English English language Etymology Grammar Linguistics Usage Word origin

You better believe it

Q: I’m Australian, and an American friend often says things like “I better not forget it” instead of “I’d better not forget it.” Is this correct? Is it a case of US usage differing from UK/Australian usage?

A: The idiomatic phrase “had better” (as in “I had better study” or “We’d better go”) is a venerable usage with roots far back in Old English.

The shortened form “better” (as in “I better study” or “We better go”) dates from the 1830s and is used informally in both British and American English.

In fact, Fowler’s Modern English Usage (rev. 3rd ed.) says it’s not unheard of in your neck of the woods: “In practice this use of an unsupported better is much more common in North America, Australia, and NZ than in Britain.”

Using “better” by itself is fine except in formal English. “In a wide range of informal circumstances (but never in formal contexts) the had or ’d can be dispensed with,” Fowler’s says.

Merriam-Webster’s Dictionary of English Usage calls “had better” a standard English idiom and agrees with Fowler’s that “better,” when used alone in this sense, “is not found in very formal surroundings.”

The Oxford English Dictionary’s earliest citation for the construction without “had” is from a pseudonymous letter to a newspaper by “Major Jack Downing”:

“My clothes had got so shabby, I thought I better hire out a few days and get slicked up a little.” (The letter was published in a book in 1834 but was written in 1831.)

The OED says the abbreviated usage originated in the US, and labels it a colloquialism. But Merriam-Webster’s Collegiate Dictionary (11th ed.) lists it without reservations.

The Merriam-Webster’s editors give the example “you better hurry,” and says “better” in this sense is a “verbal auxiliary.”

It should be noted that even the full phrase, “had better,” was criticized by some in the 19th century on the ground that it was illogical and couldn’t be parsed.

An 1897 issue of the Ohio Educational Monthly says many teachers found “had better” and other idioms “very difficult to dispose of grammatically.”

“Because some teachers do not understand how to dispose of them, they teach that they are incorrect,” the monthly adds. “They insist upon changing ‘had better’ to ‘would better.’ ”

In other words, the schoolmasters condemned what they couldn’t understand, and offered a replacement that was even harder to justify.

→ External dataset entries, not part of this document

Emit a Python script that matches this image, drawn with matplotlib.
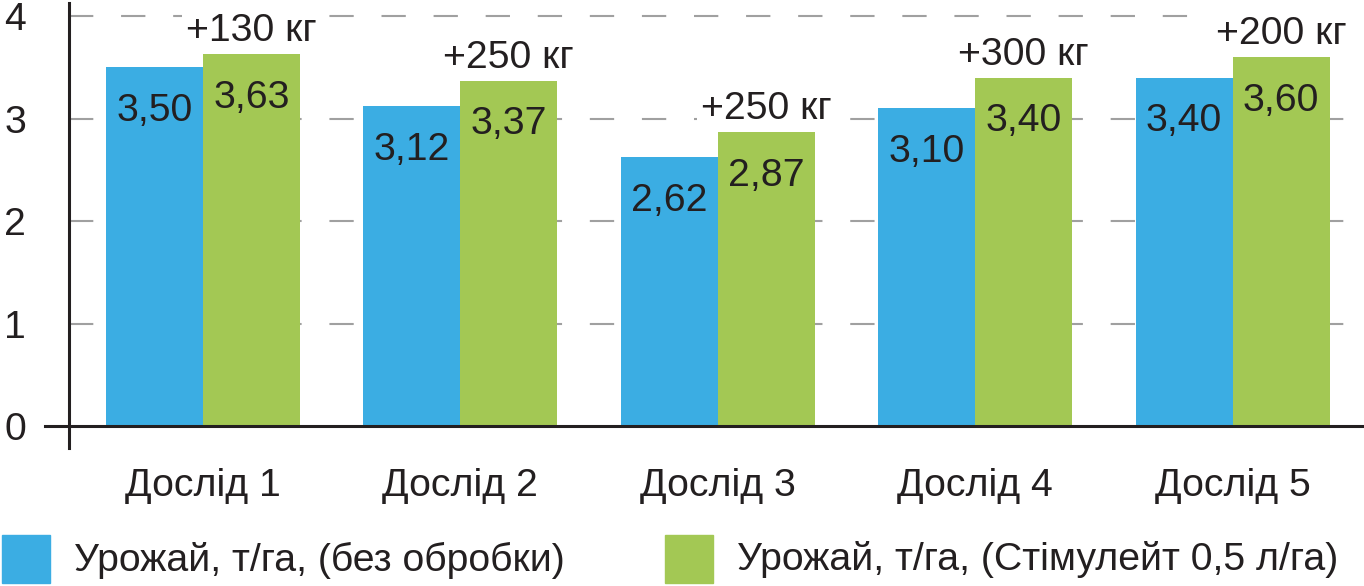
import matplotlib
matplotlib.use('Agg')
import matplotlib.pyplot as plt
from matplotlib.patches import Rectangle
import numpy as np

plt.rcParams['font.family'] = ['Liberation Sans', 'DejaVu Sans']
plt.rcParams['lines.scale_dashes'] = False

categories = ['Дослід 1', 'Дослід 2', 'Дослід 3', 'Дослід 4', 'Дослід 5']
base_yield = [3.50, 3.12, 2.62, 3.10, 3.40]
treated_yield = [3.63, 3.37, 2.87, 3.40, 3.60]
base_labels = ['3,50', '3,12', '2,62', '3,10', '3,40']
treated_labels = ['3,63', '3,37', '2,87', '3,40', '3,60']
gain_labels = ['+130 кг', '+250 кг', '+250 кг', '+300 кг', '+200 кг']
legend_labels = ['Урожай, т/га, (без обробки)', 'Урожай, т/га, (Стімулейт 0,5 л/га)']

blue = '#3BADE3'
green = '#A3C854'
ink = '#231F20'
fs = 28.3

W, H = 1364, 586
fig = plt.figure(figsize=(W / 100, H / 100), dpi=100)
ax = fig.add_axes([69 / W, 160 / H, (W - 69) / W, (426 - 3) / H])

x = np.arange(len(categories))
bw = 0.377
ax.bar(x - bw / 2, base_yield, bw, color=blue, zorder=2)
ax.bar(x + bw / 2, treated_yield, bw, color=green, zorder=2)

ax.set_xlim(-0.52, 4.51)
ax.set_ylim(0, 4.127)

for v in [1, 2, 3, 4]:
    ax.axhline(v, color='#A0A0A0', lw=1.5, dashes=(17.5, 20), zorder=1)

for i in range(len(categories)):
    ax.annotate(base_labels[i], (x[i] - bw / 2, base_yield[i]), xytext=(0, -31.5),
                textcoords='offset points', ha='center', va='center',
                fontsize=fs, color=ink, zorder=3)
    ax.annotate(treated_labels[i], (x[i] + bw / 2, treated_yield[i]), xytext=(0, -31.5),
                textcoords='offset points', ha='center', va='center',
                fontsize=fs, color=ink, zorder=3)
    ax.annotate(gain_labels[i], (x[i] + bw / 2, treated_yield[i]), xytext=(0, 16.5),
                textcoords='offset points', ha='center', va='center',
                fontsize=fs, color=ink, zorder=3,
                bbox=dict(boxstyle='square,pad=0.1', fc='white', ec='none'))

for s in ax.spines.values():
    s.set_visible(False)
# axis lines drawn by hand so they can run past the origin
ax.plot([-0.52, -0.52], [-0.215, 4.127], color=ink, lw=2.2, clip_on=False, zorder=4)
ax.plot([-0.613, 4.51], [0, 0], color=ink, lw=2.2, clip_on=False, zorder=4)

ax.set_yticks([0, 1, 2, 3, 4])
ax.set_yticklabels(['0', '1', '2', '3', '4'], fontsize=fs, color=ink)
ax.set_xticks(x)
ax.set_xticklabels(categories, fontsize=fs, color=ink)
ax.tick_params(axis='y', length=0, pad=31)
ax.tick_params(axis='x', length=0, pad=30)

# legend
for j, (c, lab) in enumerate(zip([blue, green], legend_labels)):
    x0 = [2, 665][j]
    fig.add_artist(Rectangle((x0 / W, (H - 583) / H), 48 / W, 48 / H,
                             transform=fig.transFigure, color=c))
    fig.text((x0 + 72) / W, (H - 560) / H, lab, fontsize=fs, color=ink,
             ha='left', va='center')

fig.savefig('out.png', dpi=100)
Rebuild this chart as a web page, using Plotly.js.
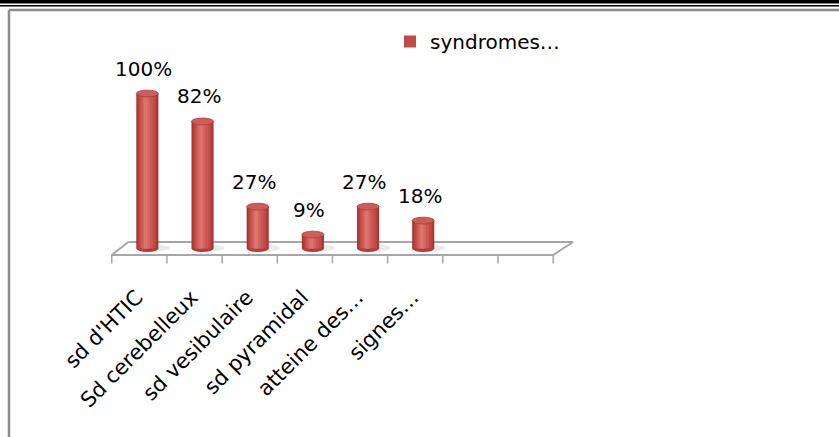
<!DOCTYPE html>
<html>
<head>
<meta charset="utf-8">
<script src="https://cdn.plot.ly/plotly-3.0.1.min.js"></script>
<style>
  html, body { margin: 0; padding: 0; background: #ffffff; }
  #chart { width: 839px; height: 437px; }
</style>
</head>
<body>
<div id="chart"></div>
<script>
// Category axis (eight slots, the last two are empty) and the series values in %
const categories = ["sd d'HTIC", "Sd cerebelleux", "sd vesibulaire", "sd pyramidal", "atteine des…", "signes…", "", ""];
const values = [100, 82, 27, 9, 27, 18];
const seriesName = "syndromes…";

// Page geometry
const W = 839, H = 437;
const M = { l: 109, r: 261, t: 61, b: 173 };
const PW = W - M.l - M.r, PH = H - M.t - M.b;
const xRange = [-0.55, 7.95];
const yRange = [-10, 121];

// helpers for the decorative frame (page pixels -> paper fraction)
const px = v => (v - M.l) / PW;
const py = v => (H - M.b - v) / PH;

const FONT = "DejaVu Sans, Verdana, sans-serif";
const positions = values.map((_, i) => i);

// cylinder geometry, in category units
const barW = 0.4;        // cylinder diameter
const barOff = -0.055;   // left edge relative to slot centre (cylinders stand mid-depth)
const capH = 2.2;        // half height of the elliptical caps (value units)
const floorFront = -4.2, floorBack = 4.2;

// shading strips, outer to inner, to give the cylinders their rounded look
const strips = [
  { a: 0.00, b: 1.00, c: "#a2302d" },
  { a: 0.05, b: 0.95, c: "#b43c38" },
  { a: 0.12, b: 0.88, c: "#c04a46", legend: true },
  { a: 0.20, b: 0.76, c: "#cb5753" },
  { a: 0.28, b: 0.62, c: "#d5655f" },
  { a: 0.35, b: 0.52, c: "#dc736e" }
];

const traces = strips.map(s => ({
  type: "bar",
  x: positions,
  y: values,
  width: positions.map(() => barW * (s.b - s.a)),
  offset: positions.map(() => barOff + barW * s.a),
  marker: { color: s.c, line: { width: 0 } },
  name: seriesName,
  showlegend: !!s.legend,
  hoverinfo: "skip"
}));

const shapes = [];

// floor of the 3-D plot
const floorLine = { color: "#a6a6a6", width: 2 };
shapes.push({ type: "line", xref: "x", yref: "y", x0: -0.5, x1: 7.5, y0: floorFront, y1: floorFront, line: floorLine, layer: "below" });
shapes.push({ type: "line", xref: "x", yref: "y", x0: -0.2, x1: 7.86, y0: floorBack, y1: floorBack, line: floorLine, layer: "below" });
shapes.push({ type: "line", xref: "x", yref: "y", x0: -0.5, x1: -0.2, y0: floorFront, y1: floorBack, line: floorLine, layer: "below" });
shapes.push({ type: "line", xref: "x", yref: "y", x0: 7.5, x1: 7.86, y0: floorFront, y1: floorBack, line: floorLine, layer: "below" });
// tick marks between the category slots
for (let k = 0; k <= categories.length; k++) {
  shapes.push({ type: "line", xref: "x", yref: "y", x0: k - 0.5, x1: k - 0.5, y0: floorFront, y1: -9.6,
                line: { color: "#a6a6a6", width: 1.5 }, layer: "below" });
}

// cylinder caps, soft shadows and rounded bottoms
positions.forEach((p, i) => {
  const x0 = p + barOff, x1 = p + barOff + barW;
  shapes.push({ type: "circle", xref: "x", yref: "y", x0: x0 + 0.12, x1: x1 + 0.2, y0: -1.8, y1: 2.4,
                fillcolor: "rgba(170,170,170,0.25)", line: { width: 0 }, layer: "below" });
  shapes.push({ type: "circle", xref: "x", yref: "y", x0: x0, x1: x1, y0: -capH, y1: capH,
                fillcolor: "#b43c38", line: { width: 0 }, layer: "below" });
  shapes.push({ type: "circle", xref: "x", yref: "y", x0: x0, x1: x1, y0: values[i] - capH, y1: values[i] + capH,
                fillcolor: "#cf5c58", line: { color: "#a93a36", width: 0.8 }, layer: "above" });
});

// frame around the chart and the double rule above it
shapes.push({ type: "rect", xref: "paper", yref: "paper", x0: px(0), x1: px(W), y0: py(0), y1: py(3.5),
              fillcolor: "#000000", line: { width: 0 } });
shapes.push({ type: "rect", xref: "paper", yref: "paper", x0: px(0), x1: px(W), y0: py(5), y1: py(6.5),
              fillcolor: "#000000", line: { width: 0 } });
shapes.push({ type: "line", xref: "paper", yref: "paper", x0: px(9), x1: px(W + 5), y0: py(10), y1: py(10),
              line: { color: "#8c8c8c", width: 2.5 } });
shapes.push({ type: "line", xref: "paper", yref: "paper", x0: px(9), x1: px(9), y0: py(10), y1: py(H + 5),
              line: { color: "#8c8c8c", width: 2.5 } });

// value labels above each cylinder
const annotations = positions.map((p, i) => ({
  xref: "x", yref: "y", x: p + 0.08, y: values[i],
  text: values[i] + "%", showarrow: false,
  xanchor: "center", yanchor: "bottom", yshift: 11,
  font: { family: FONT, size: 20, color: "#000000" }
}));

const layout = {
  width: W, height: H,
  margin: M,
  paper_bgcolor: "#ffffff",
  plot_bgcolor: "rgba(0,0,0,0)",
  barmode: "overlay",
  showlegend: true,
  legend: {
    x: px(390), y: py(22), xanchor: "left", yanchor: "top",
    font: { family: FONT, size: 20, color: "#000000" },
    bgcolor: "rgba(0,0,0,0)", borderwidth: 0
  },
  xaxis: {
    range: xRange,
    tickmode: "array",
    tickvals: categories.map((_, i) => i - 0.05),
    ticktext: categories,
    tickangle: -45,
    ticks: "",
    ticklabelstandoff: 16,
    showline: false, showgrid: false, zeroline: false,
    tickfont: { family: FONT, size: 21, color: "#000000" },
    fixedrange: true
  },
  yaxis: {
    range: yRange,
    visible: false, showgrid: false, zeroline: false,
    fixedrange: true
  },
  shapes: shapes,
  annotations: annotations
};

Plotly.newPlot("chart", traces, layout, { staticPlot: true, displayModeBar: false });
</script>
</body>
</html>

Even the poet Robert Browning disgraced himself here. In early editions of his dramatic poem Pippa Passes, first published in 1841, the final scene has the line “I had better not.” In later editions, Browning changed the line to “I would better not.”

According to William J. Rolfe and Heloise E. Hersey, who edited an 1886 edition of Select Poems of Robert Browning, the poet took a dislike to “the good old English form ‘had better.’ ”

Why? Because he mistook the “I’d” in “I’d better” as a contraction of “I would” instead of “I had.”

Browning once explained in a letter that he was repudiating “the slovenly I had for I’d, instead of the proper I would,” on the advice of his friend Walter Savage Landor, who hotly criticized many well-known English idioms.

As Rolfe and Hersey write in a footnote: “This is essentially the familiar grammar-monger’s objection to had better, had rather, had as lief, etc., that they ‘cannot be parsed’—which is true of many another well-established idiom, and merely shows that the ‘parsers’ have something yet to learn.”

A look at the history of “had better” helps to illuminate its meaning.

The idiom was first recorded in writing in the 10th century, according to the OED.

The original form was “were better,” and it was used with object (or, more properly at that time, dative) pronouns: “him,” “me,” “us,” and so on.

As the OED explains, the phrase me were betere meant “it would be more advantageous for me,” and him wære betere meant “it would be better for him.”

The OED’s earliest example in writing is from a collection known as the Blickling Homilies (971): “Him wære betere thæt he næfre geboren nære.” (“Better it were for him never to have been born.”)

During the Middle English period, the pronouns began changing into the nominative (“he were better,” “I were better,” etc).

And finally, beginning in the 16th century, “were better” gave way to the modern “had better.” As the OED says, “I had better = I should have or hold it better, to do, etc.”

Oxford’s earliest example is from Nicholas Udall’s Thersytes, a farce that some scholars date to 1537: “They had better haue sette me an errande at Rome.”

The OED also cites this line from a letter written by Sir John Harington in the early 1600s: “Who livethe for ease had better live awaie [from Court].”

Historical note: Harington was a courtier to Elizabeth I, and one of his claims to fame is that he designed Britain’s first flushable toilet, which he installed in his manor house in Somerset. He included an image in a work he wrote on the subject.